Tesla may be testing OS-level digital keys via Harmony Wallet

A teardown of Tesla app v4.52.0 for HarmonyOS hints at OS-level car keys with Harmony Wallet, mirroring Apple Car Key and reducing reliance on app processes.

Tesla’s approach to digital keys is back in the spotlight after a blogger tore down the fresh Tesla app v4.52.0 for HarmonyOS and spotted several code fragments referencing Harmony Wallet and Key Cards. He believes the breadcrumbs point to testing of a system-level digital key that lives at the operating-system layer rather than the familiar phone-as-key tied to the app and its background services. Read that way, the direction shifts dependence away from app processes and toward native handling.

The strings he found don’t directly mention Apple Wallet or Google Wallet, yet the underlying logic mirrors Apple’s Car Key playbook. Back in 2020, Apple added Car Key to Wallet: unlocking, locking, and starting a vehicle can run over NFC, Bluetooth, or UWB; key credentials are stored in the Secure Enclave; an express mode works without biometrics; and the key can function even when the device is down to a very low charge.

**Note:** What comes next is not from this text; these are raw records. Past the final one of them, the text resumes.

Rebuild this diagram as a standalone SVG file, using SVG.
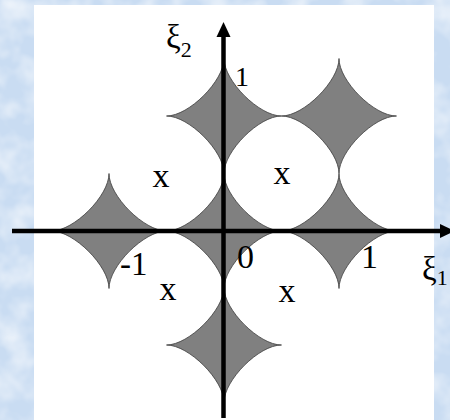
<svg xmlns="http://www.w3.org/2000/svg" xmlns:xlink="http://www.w3.org/1999/xlink" width="450" height="420" viewBox="0 0 450 420">
<style>
.star{fill:#808080;stroke:#3a3a3a;stroke-width:0.8}
.axis{stroke:#000;stroke-width:4.5;fill:none}
.head{fill:#000}
.lbl{font-family:"Liberation Serif","Times New Roman",serif;fill:#000}
</style>
<defs>
<filter id="tex" x="0" y="0" width="100%" height="100%">
<feTurbulence type="fractalNoise" baseFrequency="0.035" numOctaves="3" seed="5"/>
<feColorMatrix type="matrix" values="0 0 0 0 1  0 0 0 0 1  0 0 0 0 1  1.2 0 0 0 -0.45"/>
</filter>
<path id="star" class="star" d="M57.5,0 C35.1,0 0,-35.1 0,-57.5 C0,-35.1 -35.1,0 -57.5,0 C-35.1,0 0,35.1 0,57.5 C0,35.1 35.1,0 57.5,0Z"/>
</defs>
<g id="background">
<rect x="0" y="0" width="450" height="420" fill="#c9dcf2"/>
<rect x="0" y="0" width="450" height="420" filter="url(#tex)"/>
<rect x="34" y="5" width="400" height="415" fill="#ffffff"/>
</g>
<g id="stars">
<use xlink:href="#star" x="224" y="116"/>
<use xlink:href="#star" x="339" y="116"/>
<use xlink:href="#star" x="109" y="231"/>
<use xlink:href="#star" x="224" y="231"/>
<use xlink:href="#star" x="339" y="231"/>
<use xlink:href="#star" x="224" y="345"/>
</g>
<g id="axes">
<line class="axis" x1="12" y1="231" x2="442" y2="231"/>
<polygon class="head" points="440,224 455,231 440,238"/>
<line class="axis" x1="223.5" y1="418" x2="223.5" y2="35"/>
<polygon class="head" points="216.5,37 223.5,22 230.5,37"/>
</g>
<g id="labels" class="lbl">
<text x="166" y="48" font-size="33">ξ<tspan font-size="22" dy="9">2</tspan></text>
<text x="422" y="280" font-size="33">ξ<tspan font-size="22" dy="5">1</tspan></text>
<text x="235" y="86" font-size="28">1</text>
<text x="237" y="268" font-size="34">0</text>
<text x="361" y="268" font-size="34">1</text>
<text x="120" y="275" font-size="33">-1</text>
<text x="161" y="187" font-size="34" text-anchor="middle">x</text>
<text x="282" y="184" font-size="34" text-anchor="middle">x</text>
<text x="168" y="300" font-size="34" text-anchor="middle">x</text>
<text x="287" y="302" font-size="34" text-anchor="middle">x</text>
</g>
</svg>
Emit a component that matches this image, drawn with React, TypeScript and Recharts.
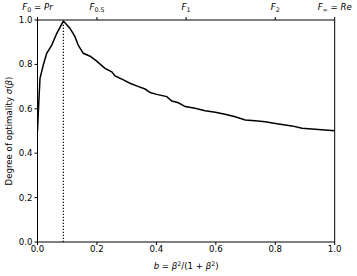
import React from "react";
import { LineChart, Line, XAxis, YAxis, ReferenceLine } from "recharts";

const bValues = [0, 0.004, 0.0084, 0.0195, 0.031, 0.048, 0.065, 0.087, 0.109, 0.126, 0.137, 0.154, 0.177, 0.199, 0.227, 0.25, 0.261, 0.289, 0.311, 0.34, 0.362, 0.379, 0.401, 0.435, 0.452, 0.474, 0.497, 0.53, 0.564, 0.598, 0.631, 0.665, 0.699, 0.732, 0.766, 0.811, 0.856, 0.89, 0.934, 1.0];
const sigmaValues = [0.5, 0.62, 0.737, 0.797, 0.85, 0.887, 0.94, 0.995, 0.963, 0.925, 0.887, 0.85, 0.837, 0.815, 0.782, 0.767, 0.748, 0.73, 0.715, 0.7, 0.689, 0.673, 0.665, 0.655, 0.635, 0.627, 0.61, 0.602, 0.591, 0.584, 0.575, 0.564, 0.55, 0.546, 0.542, 0.532, 0.523, 0.512, 0.508, 0.501];

const bottomTicks = [0, 0.2, 0.4, 0.6, 0.8, 1.0];
const leftTicks = [0, 0.2, 0.4, 0.6, 0.8, 1.0];
const topTicks = [0, 0.2, 0.5, 0.8, 1.0];
const topMain = ["F", "F", "F", "F", "F"];
const topSub = ["0", "0.5", "1", "2", "\u221E"];
const topSuffix = ["Pr", "", "", "", "Re"];
const peakB = 0.087;
const peakSigma = 0.995;

const data = bValues.map((b, i) => ({ b, s: sigmaValues[i] }));

const FONT = "DejaVu Sans";
const FS = 8.6;
const SUB = 6.3;

const TopTick = (props: any) => {
  const { x, y, payload } = props;
  const i = topTicks.indexOf(payload.value);
  if (i < 0) return null;
  return (
    <text x={x} y={y - 5} textAnchor="middle" fontFamily={FONT} fontSize={FS} fill="#000">
      <tspan fontStyle="italic">{topMain[i]}</tspan>
      <tspan fontSize={SUB} dy={2}>{topSub[i]}</tspan>
      {topSuffix[i] ? (
        <tspan dy={-2}>
          {" = "}
          <tspan fontStyle="italic">{topSuffix[i]}</tspan>
        </tspan>
      ) : null}
    </text>
  );
};

const BottomLabel = (props: any) => {
  const { viewBox } = props;
  const cx = viewBox.x + viewBox.width / 2;
  const y = viewBox.y + 27;
  return (
    <text x={cx} y={y} textAnchor="middle" fontFamily={FONT} fontSize={FS} fill="#000">
      <tspan fontStyle="italic">b</tspan>
      <tspan> = </tspan>
      <tspan fontStyle="italic">{"\u03B2"}</tspan>
      <tspan fontSize={SUB} dy={-3}>2</tspan>
      <tspan dy={3}>/(1 + </tspan>
      <tspan fontStyle="italic">{"\u03B2"}</tspan>
      <tspan fontSize={SUB} dy={-3}>2</tspan>
      <tspan dy={3}>)</tspan>
    </text>
  );
};

const LeftLabel = (props: any) => {
  const { viewBox } = props;
  const cy = viewBox.y + viewBox.height / 2;
  const x = 12;
  return (
    <text x={x} y={cy} transform={`rotate(-90, ${x}, ${cy})`} textAnchor="middle" fontFamily={FONT} fontSize={FS} fill="#000">
      <tspan>Degree of optimality </tspan>
      <tspan fontStyle="italic">{"\u03C3"}</tspan>
      <tspan>(</tspan>
      <tspan fontStyle="italic">{"\u03B2"}</tspan>
      <tspan>)</tspan>
    </text>
  );
};

export default function App() {
  const tickStyle = { fontFamily: FONT, fontSize: FS, fill: "#000" };
  return (
    <div style={{ position: "fixed", left: 0, top: 0, width: 357, height: 276, background: "#fff" }}>
      <LineChart width={357} height={276} data={data} margin={{ top: 0, right: 0, bottom: 0, left: 0 }}>
        <XAxis
          xAxisId="bottom"
          dataKey="b"
          type="number"
          domain={[0, 1]}
          ticks={bottomTicks}
          tickFormatter={(v: number) => v.toFixed(1)}
          height={34}
          tick={tickStyle}
          tickSize={3}
          tickMargin={1}
          axisLine={{ stroke: "#000", strokeWidth: 1 }}
          tickLine={{ stroke: "#000" }}
          allowDataOverflow
          label={<BottomLabel />}
        />
        <XAxis
          xAxisId="top"
          orientation="top"
          dataKey="b"
          type="number"
          domain={[0, 1]}
          ticks={topTicks}
          height={20}
          tick={<TopTick />}
          tickSize={3}
          axisLine={{ stroke: "#000", strokeWidth: 1 }}
          tickLine={{ stroke: "#000" }}
          allowDataOverflow
        />
        <YAxis
          yAxisId="left"
          type="number"
          domain={[0, 1]}
          ticks={leftTicks}
          tickFormatter={(v: number) => v.toFixed(1)}
          width={37.5}
          tick={tickStyle}
          tickSize={3}
          tickMargin={2}
          axisLine={{ stroke: "#000", strokeWidth: 1 }}
          tickLine={{ stroke: "#000" }}
          allowDataOverflow
          label={<LeftLabel />}
        />
        <YAxis
          yAxisId="right"
          orientation="right"
          type="number"
          domain={[0, 1]}
          width={22.3}
          tick={false}
          tickLine={false}
          axisLine={{ stroke: "#000", strokeWidth: 1 }}
        />
        <ReferenceLine
          xAxisId="bottom"
          yAxisId="left"
          segment={[{ x: peakB, y: 0 }, { x: peakB, y: peakSigma }]}
          stroke="#000"
          strokeWidth={1.2}
          strokeDasharray="1.2 1.8"
          ifOverflow="visible"
        />
        <Line
          xAxisId="bottom"
          yAxisId="left"
          type="linear"
          dataKey="s"
          stroke="#000"
          strokeWidth={1.5}
          dot={false}
          isAnimationActive={false}
        />
      </LineChart>
    </div>
  );
}
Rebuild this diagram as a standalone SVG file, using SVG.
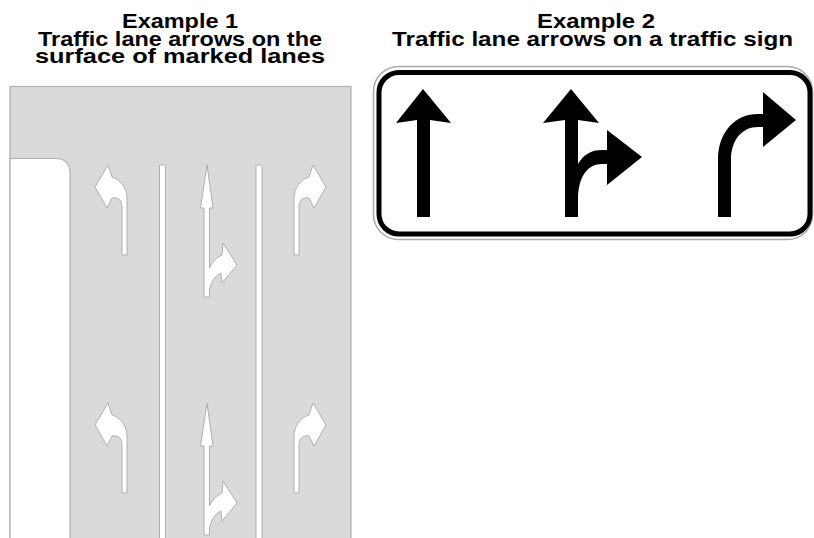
<svg xmlns="http://www.w3.org/2000/svg" width="814" height="538" viewBox="0 0 814 538">
<style>
.h{font-family:"Liberation Sans",Arial,sans-serif;font-weight:bold;font-size:21px;fill:#000;text-anchor:middle}
.road{fill:#dadada;stroke:#b0b0b0;stroke-width:1.2}
.mark{fill:#fff;stroke:#a8a8a8;stroke-width:0.9}
.sa{fill:#000}
</style>
<defs>
<path id="leftArrow" d="M122,255 L122,207 C122,200 118,197 112,198 L107,208 L95,187 L108,165 L112,177 C120,179 127,188 127,198 L127,255 Z"/>
<path id="midArrow" d="M207,165 L213,208 L209.5,208 L209.5,268 Q213,259 222,255 L223,243 L237,265 L222,283 L221,273 Q212,277 209.5,290 L209.5,297 L204,297 L204,208 L200.5,208 Z"/>
</defs>
<g id="titles">
<text class="h" x="180" y="28" textLength="116" lengthAdjust="spacingAndGlyphs">Example 1</text>
<text class="h" x="180" y="46" textLength="284" lengthAdjust="spacingAndGlyphs">Traffic lane arrows on the</text>
<text class="h" x="180" y="63" textLength="290" lengthAdjust="spacingAndGlyphs">surface of marked lanes</text>
<text class="h" x="596" y="28" textLength="118" lengthAdjust="spacingAndGlyphs">Example 2</text>
<text class="h" x="592.5" y="46" textLength="401" lengthAdjust="spacingAndGlyphs">Traffic lane arrows on a traffic sign</text>
</g>
<g id="example1">
<rect class="road" x="10" y="86.5" width="341" height="460"/>
<path d="M10,545 L10,158.5 L55,158.5 Q70,158.5 70,173 L70,545 Z" fill="#fff" stroke="#b0b0b0" stroke-width="1.2"/>
<rect class="mark" x="159.5" y="165" width="6" height="380" rx="1"/>
<rect class="mark" x="256" y="165" width="6" height="380" rx="1"/>
<g id="lane-arrows-top">
<use href="#leftArrow" class="mark"/>
<use href="#midArrow" class="mark"/>
<use href="#leftArrow" class="mark" transform="translate(421,0) scale(-1,1)"/>
</g>
<g id="lane-arrows-bottom" transform="translate(0,238)">
<use href="#leftArrow" class="mark"/>
<use href="#midArrow" class="mark"/>
<use href="#leftArrow" class="mark" transform="translate(421,0) scale(-1,1)"/>
</g>
</g>
<g id="example2">
<rect x="373.5" y="66.5" width="439" height="173" rx="25" fill="#fff" stroke="#aaa" stroke-width="1.5"/>
<rect x="379" y="72.5" width="431" height="161.5" rx="20" fill="#fff" stroke="#000" stroke-width="5"/>
<path class="sa" d="M423,89 L451,123 L430,120 L430,217 L417,217 L417,120 L396,123 Z"/>
<path class="sa" d="M571,89 L599,123 L578,120 L578,217 L565,217 L565,120 L543,123 Z"/>
<path class="sa" d="M571,200 C571,162 585,150 602,150 L607,150 L607,130 L642,157 L607,185 L607,164 L602,164 C588,164 578,176 578,200 Z"/>
<path class="sa" d="M718,217 L718,160 C718,132 735,114 758,114 L763,114 L763,92 L796,120 L763,147 L763,127 L758,127 C742,127 731,140 731,160 L731,217 Z"/>
</g>
</svg>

If that interpretation holds, Tesla is potentially moving from a “key inside the app” model to native OS-level integration. Against that backdrop, interest in the topic is only growing as more carmakers plug into system key ecosystems. For Tesla, such a pivot would look less like a novelty and more like a measured next step that aligns with where the industry is already leaning.